▶ _GOAL_
Drop every picture, then transcribe the remaining data exactly.

▶ _RECORDED INFORMATION_
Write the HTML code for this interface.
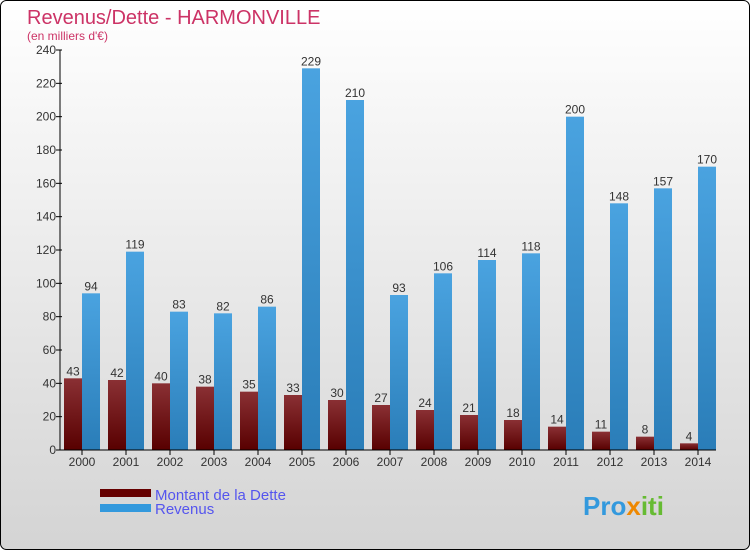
<!DOCTYPE html>
<html><head><meta charset="utf-8"><style>
body{margin:0;}
svg{display:block;font-family:"Liberation Sans",sans-serif;}
</style></head><body>
<svg id="c" width="750" height="550">
<defs>
<linearGradient id="bg" x1="0" y1="0" x2="0" y2="1"><stop offset="0" stop-color="#ffffff"/><stop offset="1" stop-color="#d4d4d4"/></linearGradient>
<linearGradient id="gd" x1="0" y1="0" x2="0" y2="1"><stop offset="0" stop-color="#8a3034"/><stop offset="1" stop-color="#580000"/></linearGradient>
<linearGradient id="gr" x1="0" y1="0" x2="0" y2="1"><stop offset="0" stop-color="#4aa3e0"/><stop offset="1" stop-color="#2a7db8"/></linearGradient>
</defs>
<rect x="0.5" y="0.5" width="749" height="549" rx="6" fill="url(#bg)" stroke="#000"/>
<text x="27" y="24" font-size="20" fill="#cc3366">Revenus/Dette - HARMONVILLE</text>
<text x="27" y="40" font-size="12" fill="#cc3366">(en milliers d'€)</text>
<g id="plot"></g>
<g>
<rect x="100" y="489" width="51" height="8" fill="#660000"/>
<text x="155" y="500" font-size="15" fill="#5555ee">Montant de la Dette</text>
<rect x="100" y="504" width="51" height="8" fill="#3399dd"/>
<text x="155" y="514" font-size="15" fill="#5555ee">Revenus</text>
</g>
<text x="583" y="515" font-size="26" font-weight="bold" fill="#3399dd">Pro<tspan fill="#ee8800">x</tspan><tspan fill="#66bb33">iti</tspan></text>
</svg>
<script>
const years=["2000","2001","2002","2003","2004","2005","2006","2007","2008","2009","2010","2011","2012","2013","2014"];
const dette=[43,42,40,38,35,33,30,27,24,21,18,14,11,8,4];
const revenus=[94,119,83,82,86,229,210,93,106,114,118,200,148,157,170];
const yTicks=[0,20,40,60,80,100,120,140,160,180,200,220,240];
const NS="http://www.w3.org/2000/svg";
const g=document.getElementById('plot');
const y0=450,yTop=50,yMax=240;
function y(v){return y0-(v/yMax)*(y0-yTop);}
function xc(i){return 82+i*44;}
function mk(t,a,txt){const e=document.createElementNS(NS,t);for(const k in a)e.setAttribute(k,a[k]);if(txt!==undefined)e.textContent=txt;g.appendChild(e);return e;}
yTicks.forEach(v=>{
 const l=mk('line',{x1:56,x2:62,y1:y(v),y2:y(v),stroke:'#000'});
 
 
 const t=mk('text',{x:56,y:y(v)+4,'font-size':12,'text-anchor':'end',fill:'#333'},v);
 
 
});
years.forEach((yr,i)=>{
 const c=xc(i);
 const b1=mk('rect',{x:c-18,y:y(dette[i]),width:18,height:y0-y(dette[i]),fill:'url(#gd)'});
 
 
 const b2=mk('rect',{x:c,y:y(revenus[i]),width:18,height:y0-y(revenus[i]),fill:'url(#gr)'});
 
 
 const t1=mk('text',{x:c-9,y:y(dette[i])-3,'font-size':12,'text-anchor':'middle',fill:'#333'},dette[i]);
 
 
 const t2=mk('text',{x:c+9,y:y(revenus[i])-3,'font-size':12,'text-anchor':'middle',fill:'#333'},revenus[i]);
 
 
 const tk=mk('line',{x1:c,x2:c,y1:y0,y2:y0+5,stroke:'#000'});
 
 
 const xl=mk('text',{x:c,y:466,'font-size':12,'text-anchor':'middle',fill:'#333'},yr);
 
 
});
const ax=mk('line',{x1:60,x2:60,y1:yTop,y2:y0,stroke:'#000'});


const bx=mk('line',{x1:60,x2:716,y1:y0,y2:y0,stroke:'#000'});


</script>
</body></html>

▶ _TASK ANSWER_
Write the HTML code for this interface.
<!DOCTYPE html>
<html><head><meta charset="utf-8"><style>
body{margin:0;}
svg{display:block;font-family:"Liberation Sans",sans-serif;}
</style></head><body>
<svg id="c" width="750" height="550">
<defs>
<linearGradient id="bg" x1="0" y1="0" x2="0" y2="1"><stop offset="0" stop-color="#ffffff"/><stop offset="1" stop-color="#d4d4d4"/></linearGradient>
<linearGradient id="gd" x1="0" y1="0" x2="0" y2="1"><stop offset="0" stop-color="#8a3034"/><stop offset="1" stop-color="#580000"/></linearGradient>
<linearGradient id="gr" x1="0" y1="0" x2="0" y2="1"><stop offset="0" stop-color="#4aa3e0"/><stop offset="1" stop-color="#2a7db8"/></linearGradient>
</defs>
<rect x="0.5" y="0.5" width="749" height="549" rx="6" fill="url(#bg)" stroke="#000"/>
<text x="27" y="24" font-size="20" fill="#cc3366">Revenus/Dette - HARMONVILLE</text>
<text x="27" y="40" font-size="12" fill="#cc3366">(en milliers d'€)</text>
<g id="plot"></g>
<g>
<rect x="100" y="489" width="51" height="8" fill="#660000"/>
<text x="155" y="500" font-size="15" fill="#5555ee">Montant de la Dette</text>
<rect x="100" y="504" width="51" height="8" fill="#3399dd"/>
<text x="155" y="514" font-size="15" fill="#5555ee">Revenus</text>
</g>
<text x="583" y="515" font-size="26" font-weight="bold" fill="#3399dd">Pro<tspan fill="#ee8800">x</tspan><tspan fill="#66bb33">iti</tspan></text>
</svg>
<script>
const years=["2000","2001","2002","2003","2004","2005","2006","2007","2008","2009","2010","2011","2012","2013","2014"];
const dette=[43,42,40,38,35,33,30,27,24,21,18,14,11,8,4];
const revenus=[94,119,83,82,86,229,210,93,106,114,118,200,148,157,170];
const yTicks=[0,20,40,60,80,100,120,140,160,180,200,220,240];
const NS="http://www.w3.org/2000/svg";
const g=document.getElementById('plot');
const y0=450,yTop=50,yMax=240;
function y(v){return y0-(v/yMax)*(y0-yTop);}
function xc(i){return 82+i*44;}
function mk(t,a,txt){const e=document.createElementNS(NS,t);for(const k in a)e.setAttribute(k,a[k]);if(txt!==undefined)e.textContent=txt;g.appendChild(e);return e;}
yTicks.forEach(v=>{
 const l=mk('line',{x1:56,x2:62,y1:y(v),y2:y(v),stroke:'#000'});
 
 
 const t=mk('text',{x:56,y:y(v)+4,'font-size':12,'text-anchor':'end',fill:'#333'},v);
 
 
});
years.forEach((yr,i)=>{
 const c=xc(i);
 const b1=mk('rect',{x:c-18,y:y(dette[i]),width:18,height:y0-y(dette[i]),fill:'url(#gd)'});
 
 
 const b2=mk('rect',{x:c,y:y(revenus[i]),width:18,height:y0-y(revenus[i]),fill:'url(#gr)'});
 
 
 const t1=mk('text',{x:c-9,y:y(dette[i])-3,'font-size':12,'text-anchor':'middle',fill:'#333'},dette[i]);
 
 
 const t2=mk('text',{x:c+9,y:y(revenus[i])-3,'font-size':12,'text-anchor':'middle',fill:'#333'},revenus[i]);
 
 
 const tk=mk('line',{x1:c,x2:c,y1:y0,y2:y0+5,stroke:'#000'});
 
 
 const xl=mk('text',{x:c,y:466,'font-size':12,'text-anchor':'middle',fill:'#333'},yr);
 
 
});
const ax=mk('line',{x1:60,x2:60,y1:yTop,y2:y0,stroke:'#000'});


const bx=mk('line',{x1:60,x2:716,y1:y0,y2:y0,stroke:'#000'});


</script>
</body></html>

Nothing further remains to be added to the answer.